Elisa Celis, University of Washington; Gregory Lewis, Harvard University and NBER; Markus Mobius, Iowa State University and NBER; and Hamid Nazerzadeh, University of Southern California

Buy-it-now or Take-a-chance: Price Discrimination through Randomized Auctions

Online tracking technology allows platforms to offer advertisers targeted consumer demographics, improving match quality, but thinning markets. Bidding data from Microsoft Advertising Exchange exhibits a large gap in the top two bids, consistent with this intuition. This motivates a new mechanism: Bidders can "buy-it-now" or "take-a-chance" in an auction where the top d > 1 bidders are equally likely to win. The randomized allocation incentivizes high valuation bidders to buy-it-now. Running counterfactual simulations on their data, Celis, Lewis, Mobius, and Nazerzadeh find that it improves revenue by 4.4 percent and consumer surplus by 14.5 percent when compared to an optimal second-price auction.


Michael Kearns, Mallesh Pai, and Aaron Roth, University of Pennsylvania, and Jonathan Ullman, Harvard University

Mechanism Design in Large Games: Incentives and Privacy

Kearns, Pai, Roth, and Ullman study the design of mechanisms satisfying two desiderata– incentive compatibility and privacy. The first is standard and requires that agents are incentivized to report their private information truthfully. The second, privacy, requires the mechanism not reveal 'much' about any agent's type to other agents, and hence maintains the privacy of each agent's private information. The authors propose a notion they call joint differential privacy, a variant of the robust differential privacy used in the theoretical computer science literature. They show by construction that mechanisms satisfying their desiderata exist when the game is 'large', that is, there are a large number of players and any player's action affects any other player's payoff by at most a small amount. This mechanism uses no-regret algorithms similar to those studied in Foster & Vohra and Hart & Mas-Colell, and maintains privacy by adding carefully selected noise to each computation step. The results imply that in large economies, privacy concerns of agents can be accommodated at no additional 'cost' to the standard incentive concerns.


David Rothschild and David Pennock, Microsoft Research

The Extent of Price Misalignment in Prediction Markets

Rothschild and Pennock examine the extent to which prices for logically related contracts in prediction markets are contradictory, and the practical amount of arbitrage profits that can result. Price misalignment between identical contracts on different exchanges, representing between 1 and 5 percent net earnings, are common and can persist for months, even in the face of high liquidity. Observing the trading of almost $3,000 of contracts in a randomized trial, the authors uncover a significant shadow order book representing price support well beyond the published demand, implying that absolute arbitrage profits are significantly higher than what a purely observational analysis would reveal. Price misalignment even occurs among identical and logically related contracts listed on the same exchange, although profits are generally lower. Even when misalignment does not represent arbitrage, related markets react in ways that suggest bounded rationality.
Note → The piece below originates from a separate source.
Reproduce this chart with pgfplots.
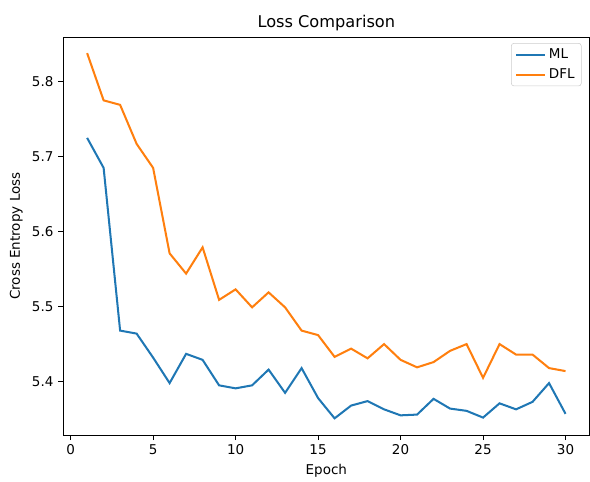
\documentclass[border=0pt]{standalone}
\usepackage{fontspec}
\setmainfont{DejaVu Sans}
\usepackage{pgfplots}
\pgfplotsset{compat=1.18}
\definecolor{mplblue}{HTML}{1F77B4}
\definecolor{mplorange}{HTML}{FF7F0E}
\begin{document}
\begin{tikzpicture}
\begin{axis}[
    scale only axis,
    width=390pt,
    height=295pt,
    xmin=-0.45, xmax=31.45,
    ymin=5.3286, ymax=5.8594,
    xtick={0,5,10,15,20,25,30},
    ytick={5.4,5.5,5.6,5.7,5.8},
    yticklabel style={/pgf/number format/.cd,fixed,fixed zerofill,precision=1},
    /pgf/number format/assume math mode=true,
    tick align=outside,
    xtick pos=bottom,
    ytick pos=left,
    major tick length=3.7pt,
    axis line style={line width=0.8pt},
    tick style={line width=0.8pt, black},
    tick label style={font=\fontsize{10}{12}\selectfont},
    label style={font=\fontsize{10}{12}\selectfont},
    title style={font=\fontsize{12}{14}\selectfont, yshift=-5pt},
    title={Loss Comparison},
    xlabel={Epoch},
    ylabel={Cross Entropy Loss},
    legend style={font=\fontsize{10}{12}\selectfont, draw=black!20, rounded corners=2pt,
        at={(0.985,0.985)}, anchor=north east, row sep=2pt},
    legend cell align=left,
    legend image code/.code={\draw[#1] (0cm,0cm) -- (0.75cm,0cm);},
]
\addplot[mplblue, line width=1.5pt] coordinates {
(1,5.725) (2,5.685) (3,5.468) (4,5.464) (5,5.432) (6,5.398) (7,5.437) (8,5.429)
(9,5.395) (10,5.391) (11,5.395) (12,5.416) (13,5.385) (14,5.418) (15,5.378)
(16,5.351) (17,5.368) (18,5.374) (19,5.363) (20,5.355) (21,5.356) (22,5.377)
(23,5.364) (24,5.361) (25,5.352) (26,5.371) (27,5.363) (28,5.373) (29,5.398) (30,5.357)
};
\addlegendentry{ML}
\addplot[mplorange, line width=1.5pt] coordinates {
(1,5.838) (2,5.775) (3,5.769) (4,5.717) (5,5.685) (6,5.571) (7,5.544) (8,5.579)
(9,5.509) (10,5.523) (11,5.499) (12,5.519) (13,5.499) (14,5.468) (15,5.462)
(16,5.433) (17,5.444) (18,5.431) (19,5.450) (20,5.429) (21,5.419) (22,5.426)
(23,5.441) (24,5.450) (25,5.405) (26,5.450) (27,5.436) (28,5.436) (29,5.418) (30,5.414)
};
\addlegendentry{DFL}
\end{axis}
\path (current bounding box.north west) ++(-4pt,8pt);
\end{tikzpicture}
\end{document}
Some contracts simply shut down when there are high levels of activity in another related contract; traders unnecessarily withdraw orders that exceed even the most wildly pessimistic outcome of an ongoing event. There is a consistent asymmetry between buying and selling across many exchanges, leaving the average return for selling (which is cognitively more complex as implemented by the exchanges) higher than for buying. The authors find other evidence of weak-form inefficiency: prices on one exchange have significant correlation with 12-hour lagged prices on a second exchange. Despite these signs of departure from theoretical optimality, the markets studied, on balance, function well considering the sometimes complex and subtle relationships among contracts. Yet, the authors discuss how prediction markets can be designed better, moving the burden of finding and fixing logical contradictions into the exchange, making buying and selling symmetric, and providing trading wizards, thus freeing traders to focus on providing meaningful information in the form they find most natural.